**Required work**
Give a verbatim copy of the lines below, minus the pictures.

——

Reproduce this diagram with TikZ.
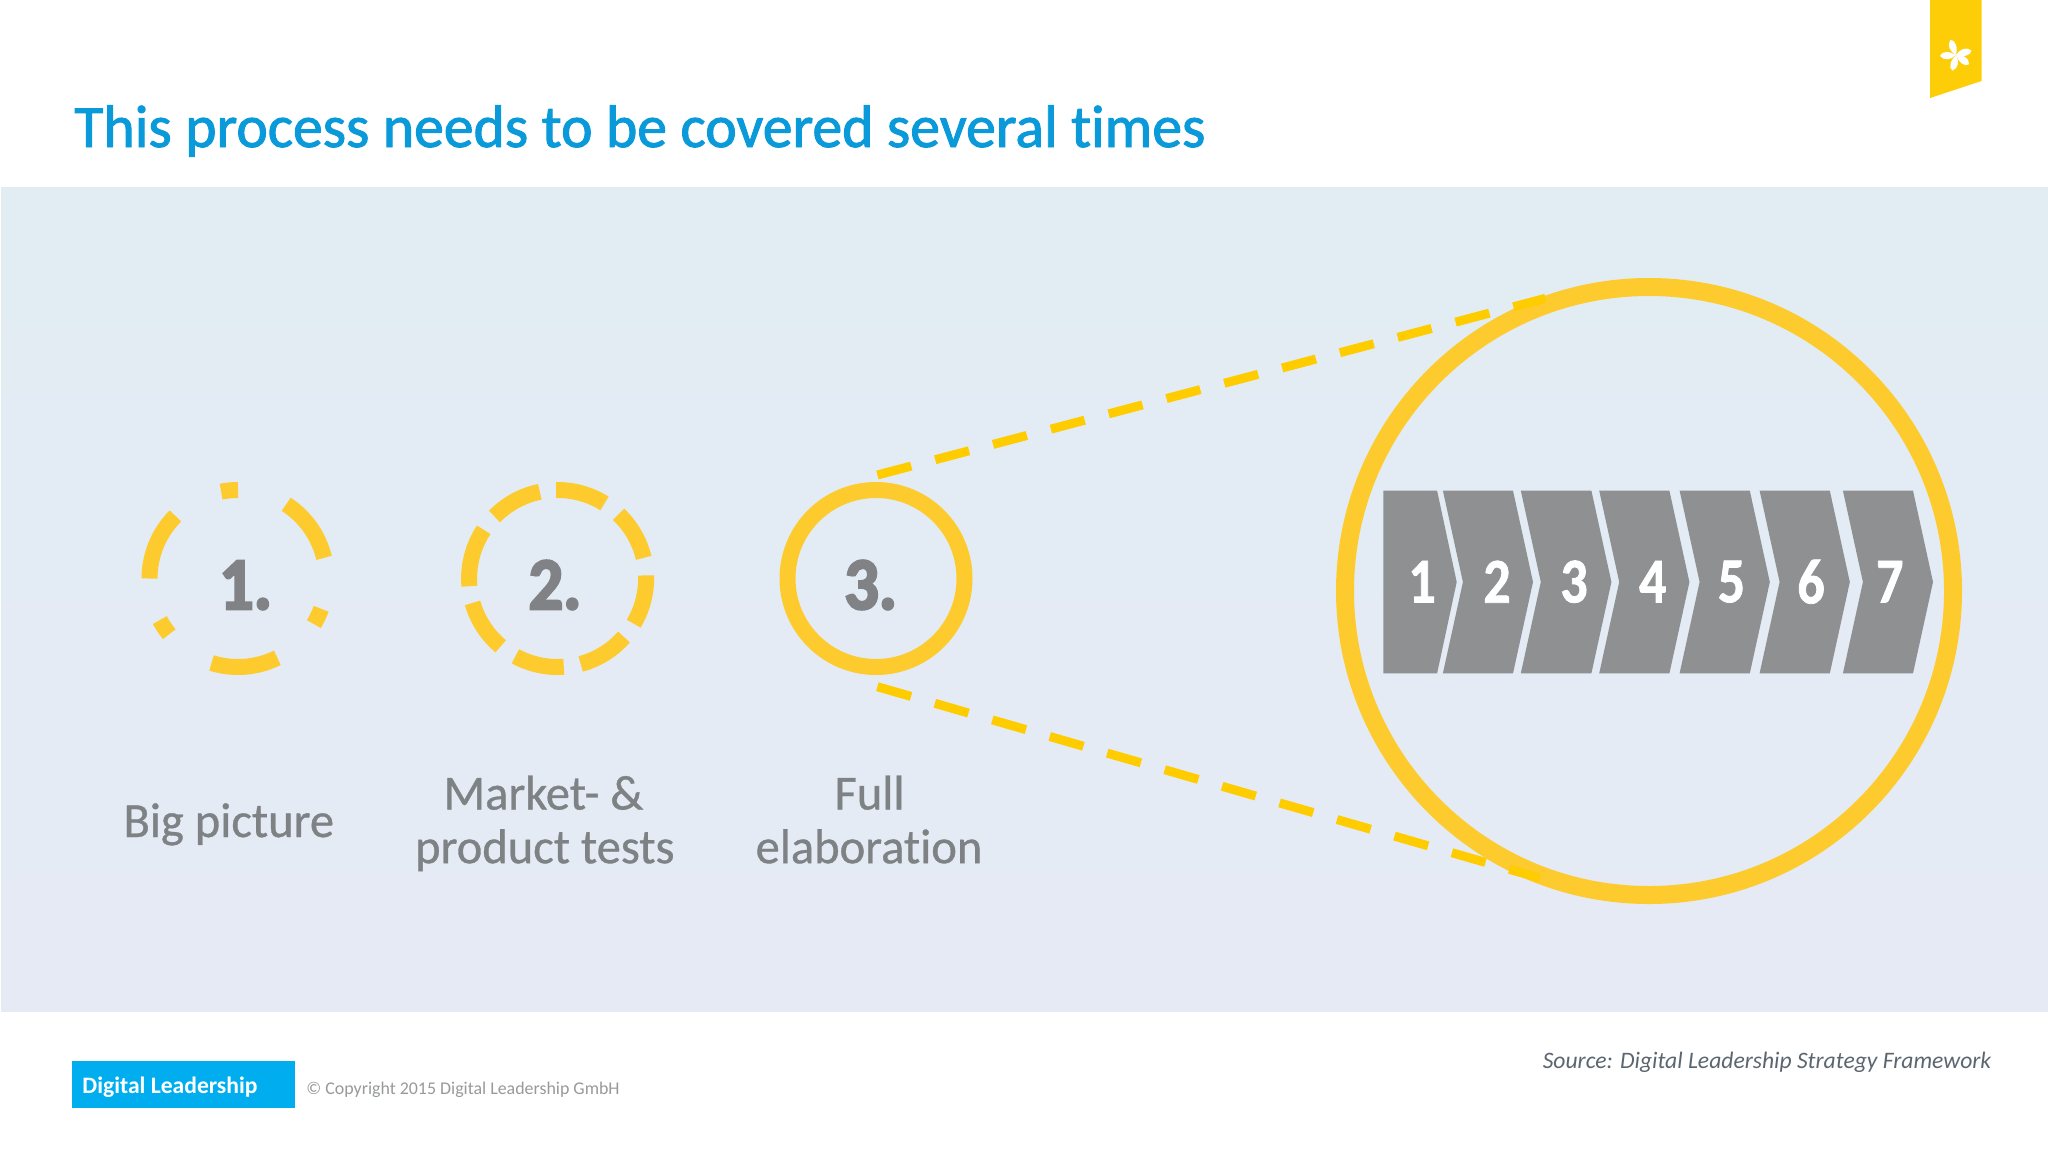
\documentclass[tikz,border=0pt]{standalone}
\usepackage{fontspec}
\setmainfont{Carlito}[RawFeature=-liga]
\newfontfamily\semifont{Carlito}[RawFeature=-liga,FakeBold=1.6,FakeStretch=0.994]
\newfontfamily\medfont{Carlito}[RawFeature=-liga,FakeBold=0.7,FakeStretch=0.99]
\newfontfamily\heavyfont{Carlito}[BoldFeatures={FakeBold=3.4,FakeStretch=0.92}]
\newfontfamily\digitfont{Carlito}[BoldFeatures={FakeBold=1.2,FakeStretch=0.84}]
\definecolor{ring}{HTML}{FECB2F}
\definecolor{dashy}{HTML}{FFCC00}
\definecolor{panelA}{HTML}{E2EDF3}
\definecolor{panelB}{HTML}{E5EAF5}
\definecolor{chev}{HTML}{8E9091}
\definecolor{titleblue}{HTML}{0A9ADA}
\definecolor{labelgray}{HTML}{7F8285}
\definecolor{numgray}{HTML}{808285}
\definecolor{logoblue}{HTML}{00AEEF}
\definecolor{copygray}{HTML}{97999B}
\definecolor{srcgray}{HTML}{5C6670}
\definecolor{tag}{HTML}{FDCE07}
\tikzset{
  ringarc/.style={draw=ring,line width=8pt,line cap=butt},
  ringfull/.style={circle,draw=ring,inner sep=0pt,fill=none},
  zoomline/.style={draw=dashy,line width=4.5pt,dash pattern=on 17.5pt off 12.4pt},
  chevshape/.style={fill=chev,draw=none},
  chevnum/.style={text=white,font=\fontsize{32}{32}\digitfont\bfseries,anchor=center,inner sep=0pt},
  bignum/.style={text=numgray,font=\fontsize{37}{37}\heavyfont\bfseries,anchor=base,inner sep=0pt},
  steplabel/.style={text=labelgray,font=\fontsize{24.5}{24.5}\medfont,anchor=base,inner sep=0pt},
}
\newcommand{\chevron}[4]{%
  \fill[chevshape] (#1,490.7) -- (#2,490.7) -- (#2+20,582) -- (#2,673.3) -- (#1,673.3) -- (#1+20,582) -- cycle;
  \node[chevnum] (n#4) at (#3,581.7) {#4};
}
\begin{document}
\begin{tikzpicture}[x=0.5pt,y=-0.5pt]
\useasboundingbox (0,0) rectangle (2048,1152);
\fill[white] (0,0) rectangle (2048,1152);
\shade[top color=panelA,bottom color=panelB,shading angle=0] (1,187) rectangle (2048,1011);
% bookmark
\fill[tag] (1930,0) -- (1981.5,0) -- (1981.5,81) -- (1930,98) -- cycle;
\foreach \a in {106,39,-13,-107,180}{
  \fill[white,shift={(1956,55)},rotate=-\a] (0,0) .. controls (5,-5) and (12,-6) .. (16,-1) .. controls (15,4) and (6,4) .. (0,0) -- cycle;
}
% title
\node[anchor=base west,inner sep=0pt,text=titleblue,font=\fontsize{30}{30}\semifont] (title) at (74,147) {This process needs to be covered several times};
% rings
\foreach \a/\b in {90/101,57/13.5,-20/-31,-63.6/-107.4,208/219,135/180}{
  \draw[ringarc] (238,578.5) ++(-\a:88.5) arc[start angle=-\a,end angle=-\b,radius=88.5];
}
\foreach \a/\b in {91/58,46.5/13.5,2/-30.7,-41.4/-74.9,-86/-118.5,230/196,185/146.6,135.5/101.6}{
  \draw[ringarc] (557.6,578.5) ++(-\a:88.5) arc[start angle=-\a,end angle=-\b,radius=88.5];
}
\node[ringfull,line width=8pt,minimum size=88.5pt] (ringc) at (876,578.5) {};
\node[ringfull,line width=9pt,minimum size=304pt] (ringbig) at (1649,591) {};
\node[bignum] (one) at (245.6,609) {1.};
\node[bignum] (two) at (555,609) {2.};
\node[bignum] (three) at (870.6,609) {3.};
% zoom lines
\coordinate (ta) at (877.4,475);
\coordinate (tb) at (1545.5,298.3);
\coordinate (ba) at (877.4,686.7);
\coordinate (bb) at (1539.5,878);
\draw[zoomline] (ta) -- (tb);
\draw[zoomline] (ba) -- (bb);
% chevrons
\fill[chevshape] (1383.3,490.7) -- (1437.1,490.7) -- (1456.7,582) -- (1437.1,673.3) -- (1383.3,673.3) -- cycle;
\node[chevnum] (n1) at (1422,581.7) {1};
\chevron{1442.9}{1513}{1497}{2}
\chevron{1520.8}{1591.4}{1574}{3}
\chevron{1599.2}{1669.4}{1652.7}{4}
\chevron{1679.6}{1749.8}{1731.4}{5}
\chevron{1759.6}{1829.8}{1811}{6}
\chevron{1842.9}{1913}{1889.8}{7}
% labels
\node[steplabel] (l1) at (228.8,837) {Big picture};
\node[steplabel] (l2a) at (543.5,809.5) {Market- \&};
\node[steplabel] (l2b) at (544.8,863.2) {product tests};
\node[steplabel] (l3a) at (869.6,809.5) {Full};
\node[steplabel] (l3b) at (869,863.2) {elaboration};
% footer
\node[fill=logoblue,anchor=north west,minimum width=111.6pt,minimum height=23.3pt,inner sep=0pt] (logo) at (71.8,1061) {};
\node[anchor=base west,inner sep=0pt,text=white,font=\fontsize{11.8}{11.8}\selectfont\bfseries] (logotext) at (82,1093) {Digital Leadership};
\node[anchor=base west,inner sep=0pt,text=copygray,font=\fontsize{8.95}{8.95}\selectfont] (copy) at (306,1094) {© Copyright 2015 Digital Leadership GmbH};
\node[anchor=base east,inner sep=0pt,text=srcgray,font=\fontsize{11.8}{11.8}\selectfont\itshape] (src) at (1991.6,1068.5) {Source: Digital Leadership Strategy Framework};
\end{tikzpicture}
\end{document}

——

**Output of the exercise**
Reproduce this diagram with TikZ.
\documentclass[tikz,border=0pt]{standalone}
\usepackage{fontspec}
\setmainfont{Carlito}[RawFeature=-liga]
\newfontfamily\semifont{Carlito}[RawFeature=-liga,FakeBold=1.6,FakeStretch=0.994]
\newfontfamily\medfont{Carlito}[RawFeature=-liga,FakeBold=0.7,FakeStretch=0.99]
\newfontfamily\heavyfont{Carlito}[BoldFeatures={FakeBold=3.4,FakeStretch=0.92}]
\newfontfamily\digitfont{Carlito}[BoldFeatures={FakeBold=1.2,FakeStretch=0.84}]
\definecolor{ring}{HTML}{FECB2F}
\definecolor{dashy}{HTML}{FFCC00}
\definecolor{panelA}{HTML}{E2EDF3}
\definecolor{panelB}{HTML}{E5EAF5}
\definecolor{chev}{HTML}{8E9091}
\definecolor{titleblue}{HTML}{0A9ADA}
\definecolor{labelgray}{HTML}{7F8285}
\definecolor{numgray}{HTML}{808285}
\definecolor{logoblue}{HTML}{00AEEF}
\definecolor{copygray}{HTML}{97999B}
\definecolor{srcgray}{HTML}{5C6670}
\definecolor{tag}{HTML}{FDCE07}
\tikzset{
  ringarc/.style={draw=ring,line width=8pt,line cap=butt},
  ringfull/.style={circle,draw=ring,inner sep=0pt,fill=none},
  zoomline/.style={draw=dashy,line width=4.5pt,dash pattern=on 17.5pt off 12.4pt},
  chevshape/.style={fill=chev,draw=none},
  chevnum/.style={text=white,font=\fontsize{32}{32}\digitfont\bfseries,anchor=center,inner sep=0pt},
  bignum/.style={text=numgray,font=\fontsize{37}{37}\heavyfont\bfseries,anchor=base,inner sep=0pt},
  steplabel/.style={text=labelgray,font=\fontsize{24.5}{24.5}\medfont,anchor=base,inner sep=0pt},
}
\newcommand{\chevron}[4]{%
  \fill[chevshape] (#1,490.7) -- (#2,490.7) -- (#2+20,582) -- (#2,673.3) -- (#1,673.3) -- (#1+20,582) -- cycle;
  \node[chevnum] (n#4) at (#3,581.7) {#4};
}
\begin{document}
\begin{tikzpicture}[x=0.5pt,y=-0.5pt]
\useasboundingbox (0,0) rectangle (2048,1152);
\fill[white] (0,0) rectangle (2048,1152);
\shade[top color=panelA,bottom color=panelB,shading angle=0] (1,187) rectangle (2048,1011);
% bookmark
\fill[tag] (1930,0) -- (1981.5,0) -- (1981.5,81) -- (1930,98) -- cycle;
\foreach \a in {106,39,-13,-107,180}{
  \fill[white,shift={(1956,55)},rotate=-\a] (0,0) .. controls (5,-5) and (12,-6) .. (16,-1) .. controls (15,4) and (6,4) .. (0,0) -- cycle;
}
% title
\node[anchor=base west,inner sep=0pt,text=titleblue,font=\fontsize{30}{30}\semifont] (title) at (74,147) {This process needs to be covered several times};
% rings
\foreach \a/\b in {90/101,57/13.5,-20/-31,-63.6/-107.4,208/219,135/180}{
  \draw[ringarc] (238,578.5) ++(-\a:88.5) arc[start angle=-\a,end angle=-\b,radius=88.5];
}
\foreach \a/\b in {91/58,46.5/13.5,2/-30.7,-41.4/-74.9,-86/-118.5,230/196,185/146.6,135.5/101.6}{
  \draw[ringarc] (557.6,578.5) ++(-\a:88.5) arc[start angle=-\a,end angle=-\b,radius=88.5];
}
\node[ringfull,line width=8pt,minimum size=88.5pt] (ringc) at (876,578.5) {};
\node[ringfull,line width=9pt,minimum size=304pt] (ringbig) at (1649,591) {};
\node[bignum] (one) at (245.6,609) {1.};
\node[bignum] (two) at (555,609) {2.};
\node[bignum] (three) at (870.6,609) {3.};
% zoom lines
\coordinate (ta) at (877.4,475);
\coordinate (tb) at (1545.5,298.3);
\coordinate (ba) at (877.4,686.7);
\coordinate (bb) at (1539.5,878);
\draw[zoomline] (ta) -- (tb);
\draw[zoomline] (ba) -- (bb);
% chevrons
\fill[chevshape] (1383.3,490.7) -- (1437.1,490.7) -- (1456.7,582) -- (1437.1,673.3) -- (1383.3,673.3) -- cycle;
\node[chevnum] (n1) at (1422,581.7) {1};
\chevron{1442.9}{1513}{1497}{2}
\chevron{1520.8}{1591.4}{1574}{3}
\chevron{1599.2}{1669.4}{1652.7}{4}
\chevron{1679.6}{1749.8}{1731.4}{5}
\chevron{1759.6}{1829.8}{1811}{6}
\chevron{1842.9}{1913}{1889.8}{7}
% labels
\node[steplabel] (l1) at (228.8,837) {Big picture};
\node[steplabel] (l2a) at (543.5,809.5) {Market- \&};
\node[steplabel] (l2b) at (544.8,863.2) {product tests};
\node[steplabel] (l3a) at (869.6,809.5) {Full};
\node[steplabel] (l3b) at (869,863.2) {elaboration};
% footer
\node[fill=logoblue,anchor=north west,minimum width=111.6pt,minimum height=23.3pt,inner sep=0pt] (logo) at (71.8,1061) {};
\node[anchor=base west,inner sep=0pt,text=white,font=\fontsize{11.8}{11.8}\selectfont\bfseries] (logotext) at (82,1093) {Digital Leadership};
\node[anchor=base west,inner sep=0pt,text=copygray,font=\fontsize{8.95}{8.95}\selectfont] (copy) at (306,1094) {© Copyright 2015 Digital Leadership GmbH};
\node[anchor=base east,inner sep=0pt,text=srcgray,font=\fontsize{11.8}{11.8}\selectfont\itshape] (src) at (1991.6,1068.5) {Source: Digital Leadership Strategy Framework};
\end{tikzpicture}
\end{document}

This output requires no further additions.